Votre humble serviteur ne perd pas espoir... Dernière conférence, à 18h : « Et demain, si on gagnait ? » C’est la clôture du salon avec notamment Cloé Alexandre, doctorante en sciences politiques à Grenoble. D’emblée, la chercheuse part d’un constat : « les classes populaires ne sont pas atteintes par l’écologie ». En cause ? Cette dernière est considérée comme un mouvement politique pour personnes éduquées, qui gagnent bien leur vie (les fameux CSP+).

Quand vient dans la salle une question sur la déconsommation, elle va plus loin: « d’un point de vue communication, c’est typiquement le mot à ne pas employer. Ça résonne comme écologie punitive. Dans l’idée, on peut avoir l’impression que cela prive le peu dont disposent les classes populaires. C’est moralisateur au regard de la pollution actuelle par les plus riches par exemple. Le terme déconsommation n’est pas approprié ». Sous-entendu : pour accéder au pouvoir !

Pour David Cormand, eurodéputé à la rhétorique affirmée, « la décroissance, c’est l’image du donut. Le tour supérieur du donut, ce sont les limites planétaires : eau, climat, biodiversité, etc. La limite intérieure, ce sont les limites sociales : accès au logement, loisir, travail… Une bonne politique écologique se situe à l’intérieur du donut ».

Rondement mené, si j’ose dire ! « Mais que se passe-t-il quand on se situe déjà bien au-dessus du donut ? » ose l’animateur. Silence gêné. Il faut plutôt parler d’écologie solidaire. La décroissance, c‘est un mot négatif. Mieux vaut utiliser le terme de « sobriété écologique », ou « faire baisser l’empreinte écologique ». CQFD.

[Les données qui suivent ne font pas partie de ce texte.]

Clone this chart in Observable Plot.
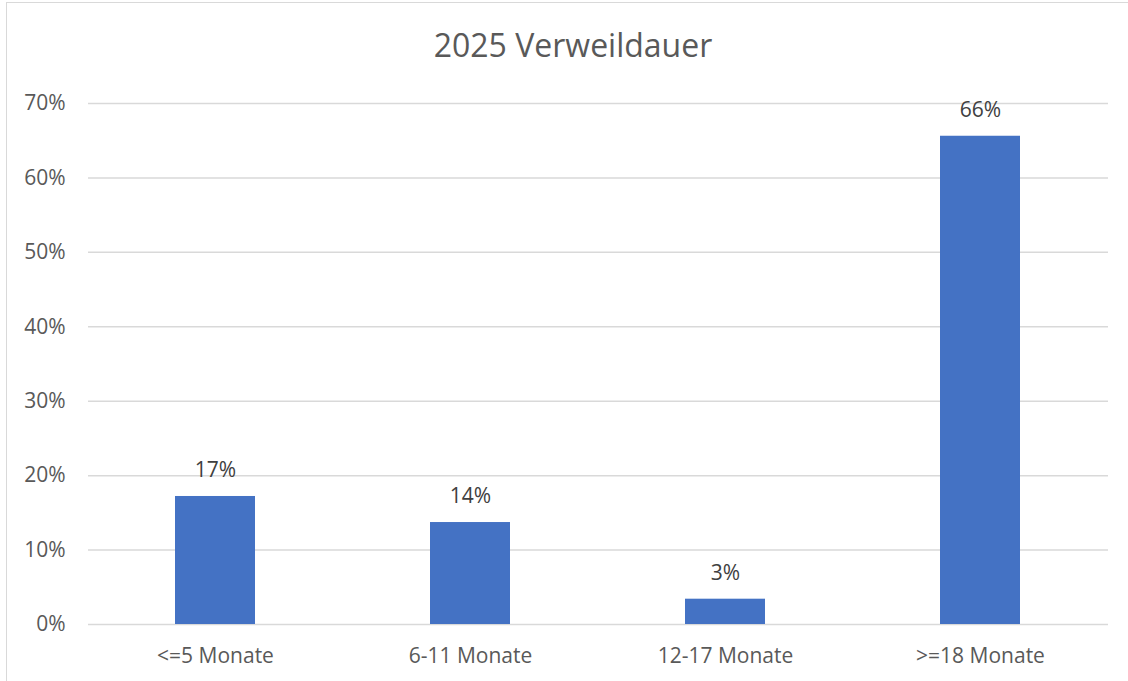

Chez Demain en mains, nous n’avons pas peur des mots. La déconsommation est au cœur de tous les enjeux climatiques et écologiques : nous ne pouvons pas continuer à ce rythme dans un monde aux ressources finies ! Voilà pourquoi nous étions présents pour défendre ce projet citoyen qui, plus que jamais, demeure nécessaire dans le paysage médiatique français.